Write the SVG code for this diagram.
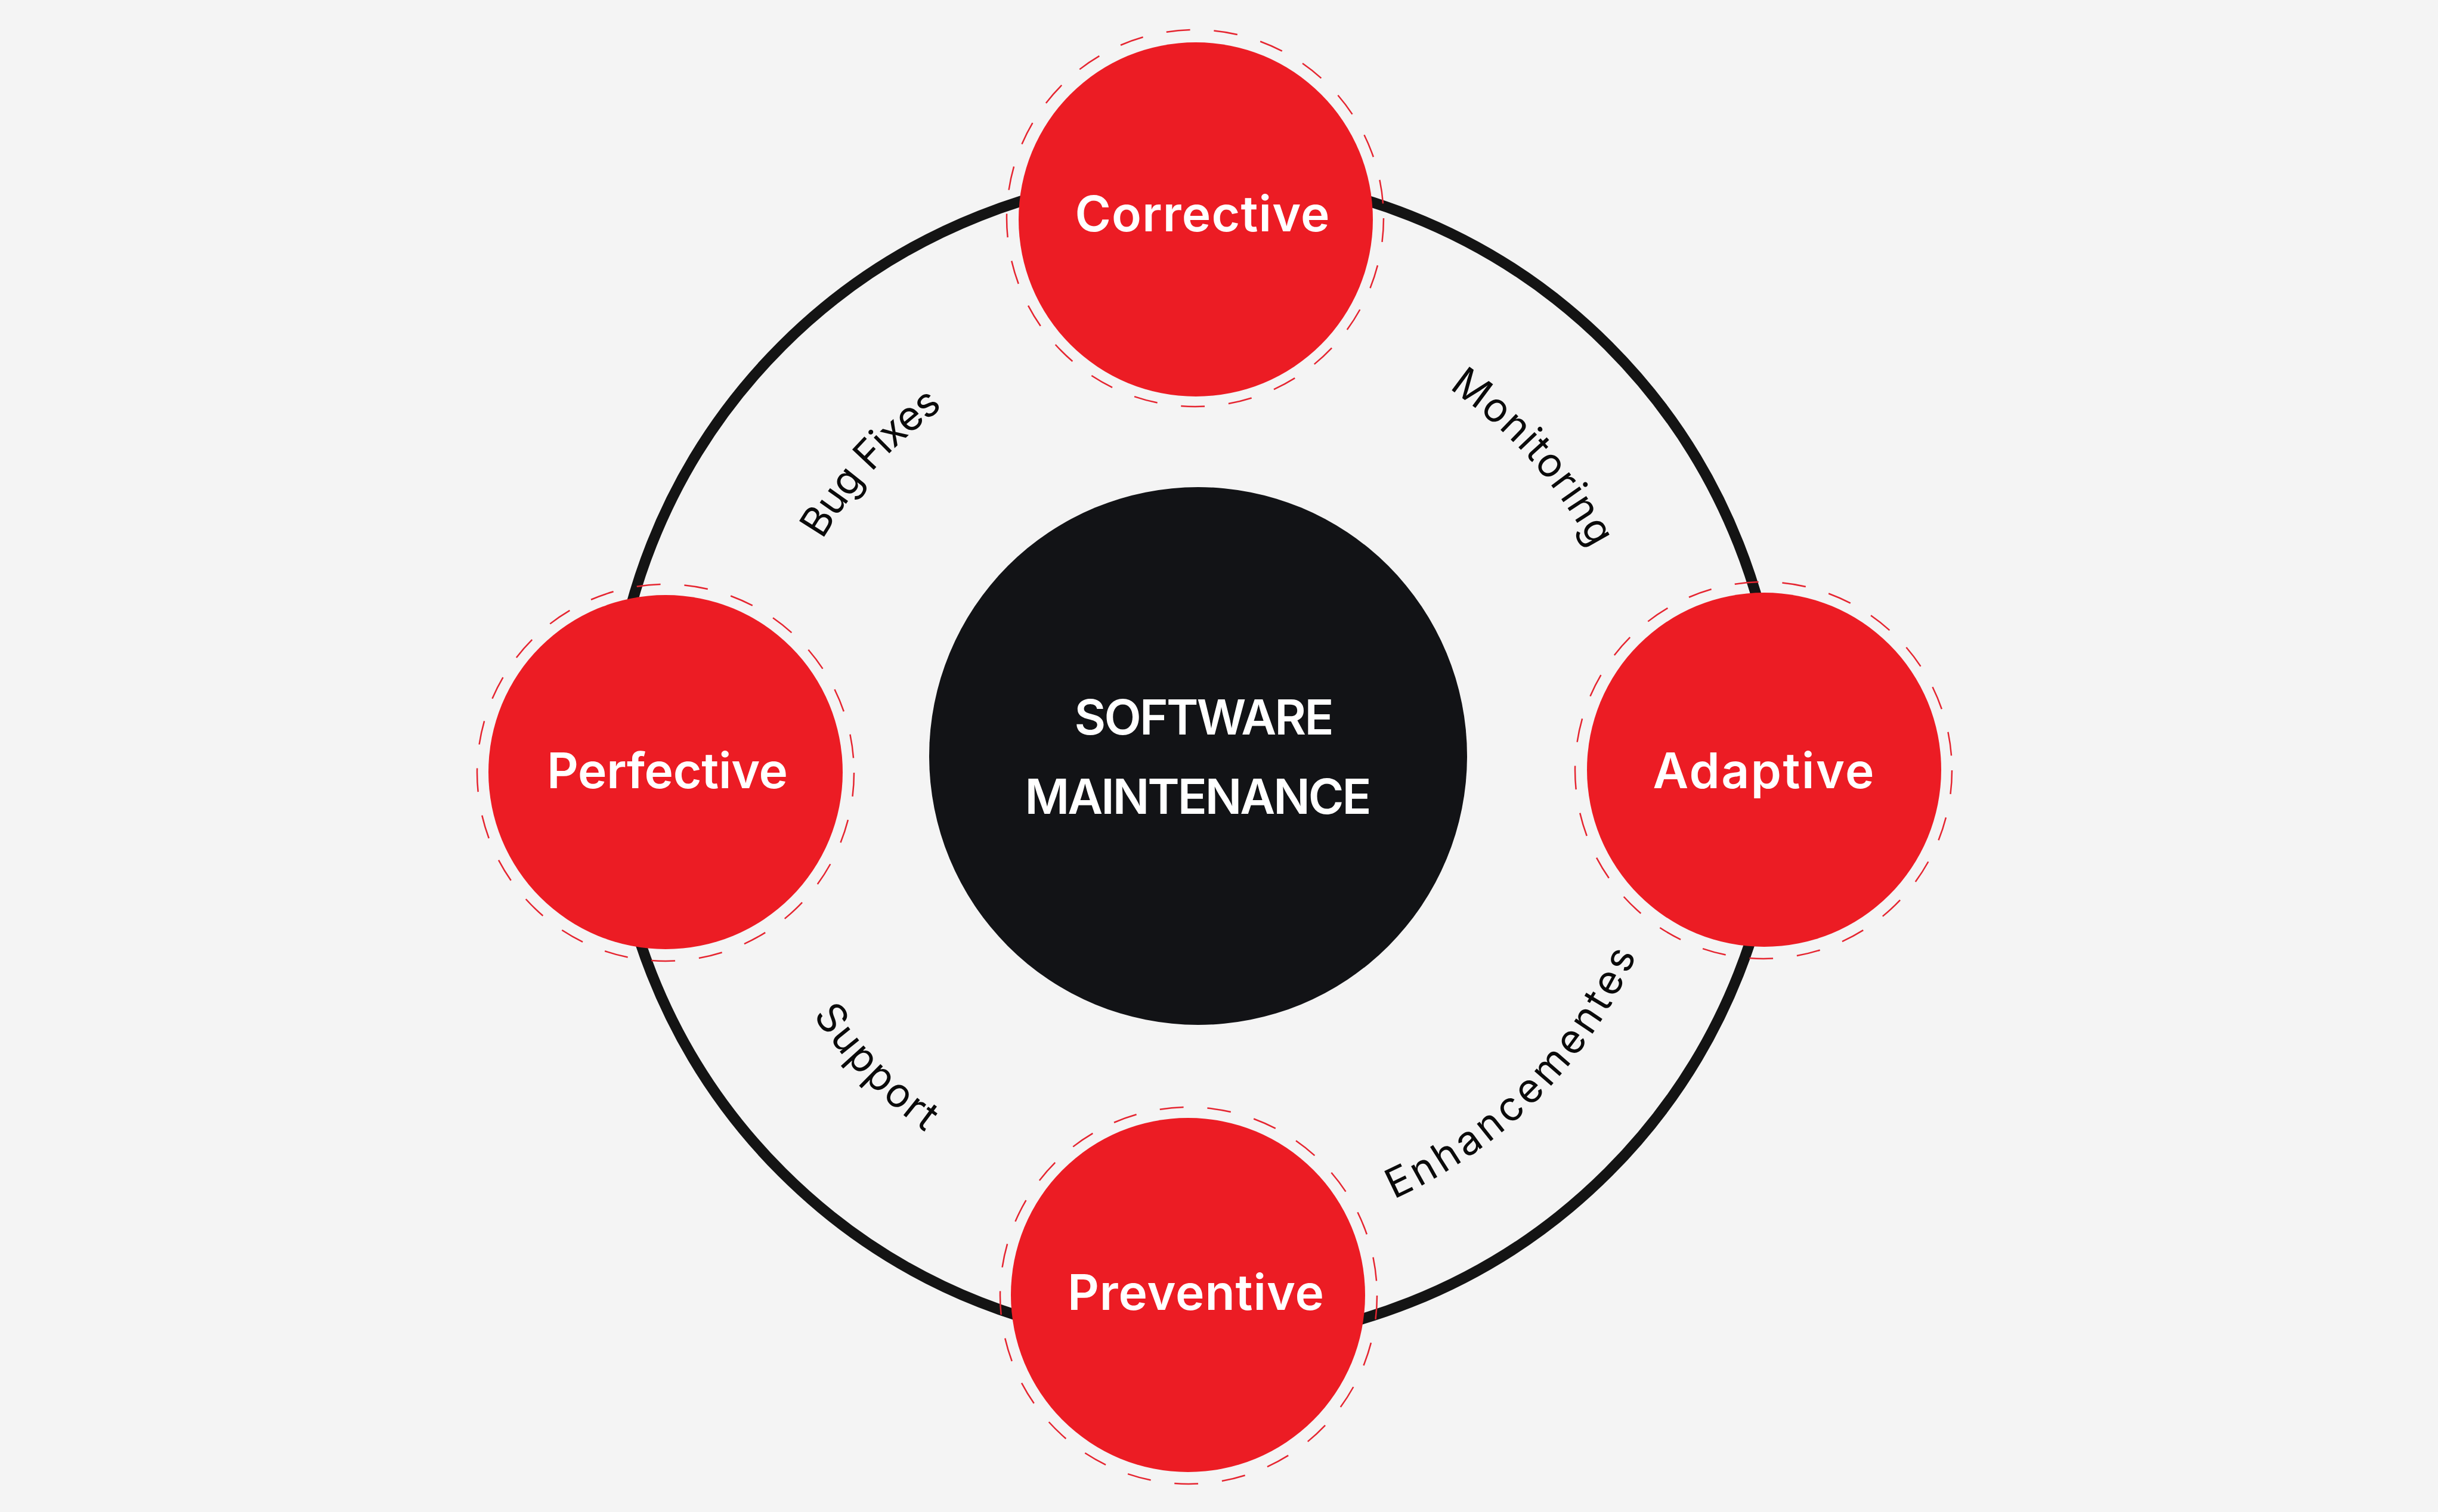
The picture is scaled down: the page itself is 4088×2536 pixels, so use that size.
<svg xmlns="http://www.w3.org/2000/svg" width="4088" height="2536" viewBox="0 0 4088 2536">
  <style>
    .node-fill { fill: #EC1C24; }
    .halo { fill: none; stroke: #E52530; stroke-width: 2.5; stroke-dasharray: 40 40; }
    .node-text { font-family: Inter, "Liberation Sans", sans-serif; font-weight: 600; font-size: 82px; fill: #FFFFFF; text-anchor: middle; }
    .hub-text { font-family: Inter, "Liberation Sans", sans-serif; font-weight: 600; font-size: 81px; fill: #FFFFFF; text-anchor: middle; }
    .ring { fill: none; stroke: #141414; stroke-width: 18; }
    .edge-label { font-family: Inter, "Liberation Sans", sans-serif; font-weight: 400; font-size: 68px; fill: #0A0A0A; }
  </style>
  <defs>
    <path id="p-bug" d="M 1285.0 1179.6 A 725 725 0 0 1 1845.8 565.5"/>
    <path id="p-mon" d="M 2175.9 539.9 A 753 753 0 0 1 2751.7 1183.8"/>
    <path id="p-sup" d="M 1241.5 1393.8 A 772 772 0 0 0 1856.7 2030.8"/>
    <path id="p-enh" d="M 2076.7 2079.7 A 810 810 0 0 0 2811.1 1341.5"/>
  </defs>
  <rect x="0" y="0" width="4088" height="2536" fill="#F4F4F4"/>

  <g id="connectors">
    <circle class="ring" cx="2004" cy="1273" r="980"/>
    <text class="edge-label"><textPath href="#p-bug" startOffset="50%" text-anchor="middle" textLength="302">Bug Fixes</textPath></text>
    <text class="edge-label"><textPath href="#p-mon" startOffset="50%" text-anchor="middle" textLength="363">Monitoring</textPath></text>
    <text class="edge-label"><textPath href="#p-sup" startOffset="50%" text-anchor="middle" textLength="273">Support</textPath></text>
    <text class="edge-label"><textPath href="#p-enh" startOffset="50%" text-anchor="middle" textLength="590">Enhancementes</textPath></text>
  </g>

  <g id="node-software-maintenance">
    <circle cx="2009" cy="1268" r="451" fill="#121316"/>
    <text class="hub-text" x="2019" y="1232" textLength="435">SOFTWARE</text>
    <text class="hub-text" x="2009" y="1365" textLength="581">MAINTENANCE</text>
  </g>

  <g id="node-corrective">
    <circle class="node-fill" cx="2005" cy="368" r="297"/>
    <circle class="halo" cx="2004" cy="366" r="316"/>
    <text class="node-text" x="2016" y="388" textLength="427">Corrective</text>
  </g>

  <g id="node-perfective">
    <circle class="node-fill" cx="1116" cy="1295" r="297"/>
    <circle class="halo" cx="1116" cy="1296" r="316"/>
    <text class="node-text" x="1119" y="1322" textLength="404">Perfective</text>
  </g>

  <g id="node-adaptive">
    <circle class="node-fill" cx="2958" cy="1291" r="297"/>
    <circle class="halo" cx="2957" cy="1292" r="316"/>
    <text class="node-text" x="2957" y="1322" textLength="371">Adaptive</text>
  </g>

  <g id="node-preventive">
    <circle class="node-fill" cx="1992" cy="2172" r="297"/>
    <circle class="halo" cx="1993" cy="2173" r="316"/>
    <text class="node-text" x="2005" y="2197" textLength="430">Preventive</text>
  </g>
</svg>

________________________

[Task to carry out]: Word for word, quote the lines above. Omit the pictures.

[Result]:
Write the SVG code for this diagram.
The picture is scaled down: the page itself is 4088×2536 pixels, so use that size.
<svg xmlns="http://www.w3.org/2000/svg" width="4088" height="2536" viewBox="0 0 4088 2536">
  <style>
    .node-fill { fill: #EC1C24; }
    .halo { fill: none; stroke: #E52530; stroke-width: 2.5; stroke-dasharray: 40 40; }
    .node-text { font-family: Inter, "Liberation Sans", sans-serif; font-weight: 600; font-size: 82px; fill: #FFFFFF; text-anchor: middle; }
    .hub-text { font-family: Inter, "Liberation Sans", sans-serif; font-weight: 600; font-size: 81px; fill: #FFFFFF; text-anchor: middle; }
    .ring { fill: none; stroke: #141414; stroke-width: 18; }
    .edge-label { font-family: Inter, "Liberation Sans", sans-serif; font-weight: 400; font-size: 68px; fill: #0A0A0A; }
  </style>
  <defs>
    <path id="p-bug" d="M 1285.0 1179.6 A 725 725 0 0 1 1845.8 565.5"/>
    <path id="p-mon" d="M 2175.9 539.9 A 753 753 0 0 1 2751.7 1183.8"/>
    <path id="p-sup" d="M 1241.5 1393.8 A 772 772 0 0 0 1856.7 2030.8"/>
    <path id="p-enh" d="M 2076.7 2079.7 A 810 810 0 0 0 2811.1 1341.5"/>
  </defs>
  <rect x="0" y="0" width="4088" height="2536" fill="#F4F4F4"/>

  <g id="connectors">
    <circle class="ring" cx="2004" cy="1273" r="980"/>
    <text class="edge-label"><textPath href="#p-bug" startOffset="50%" text-anchor="middle" textLength="302">Bug Fixes</textPath></text>
    <text class="edge-label"><textPath href="#p-mon" startOffset="50%" text-anchor="middle" textLength="363">Monitoring</textPath></text>
    <text class="edge-label"><textPath href="#p-sup" startOffset="50%" text-anchor="middle" textLength="273">Support</textPath></text>
    <text class="edge-label"><textPath href="#p-enh" startOffset="50%" text-anchor="middle" textLength="590">Enhancementes</textPath></text>
  </g>

  <g id="node-software-maintenance">
    <circle cx="2009" cy="1268" r="451" fill="#121316"/>
    <text class="hub-text" x="2019" y="1232" textLength="435">SOFTWARE</text>
    <text class="hub-text" x="2009" y="1365" textLength="581">MAINTENANCE</text>
  </g>

  <g id="node-corrective">
    <circle class="node-fill" cx="2005" cy="368" r="297"/>
    <circle class="halo" cx="2004" cy="366" r="316"/>
    <text class="node-text" x="2016" y="388" textLength="427">Corrective</text>
  </g>

  <g id="node-perfective">
    <circle class="node-fill" cx="1116" cy="1295" r="297"/>
    <circle class="halo" cx="1116" cy="1296" r="316"/>
    <text class="node-text" x="1119" y="1322" textLength="404">Perfective</text>
  </g>

  <g id="node-adaptive">
    <circle class="node-fill" cx="2958" cy="1291" r="297"/>
    <circle class="halo" cx="2957" cy="1292" r="316"/>
    <text class="node-text" x="2957" y="1322" textLength="371">Adaptive</text>
  </g>

  <g id="node-preventive">
    <circle class="node-fill" cx="1992" cy="2172" r="297"/>
    <circle class="halo" cx="1993" cy="2173" r="316"/>
    <text class="node-text" x="2005" y="2197" textLength="430">Preventive</text>
  </g>
</svg>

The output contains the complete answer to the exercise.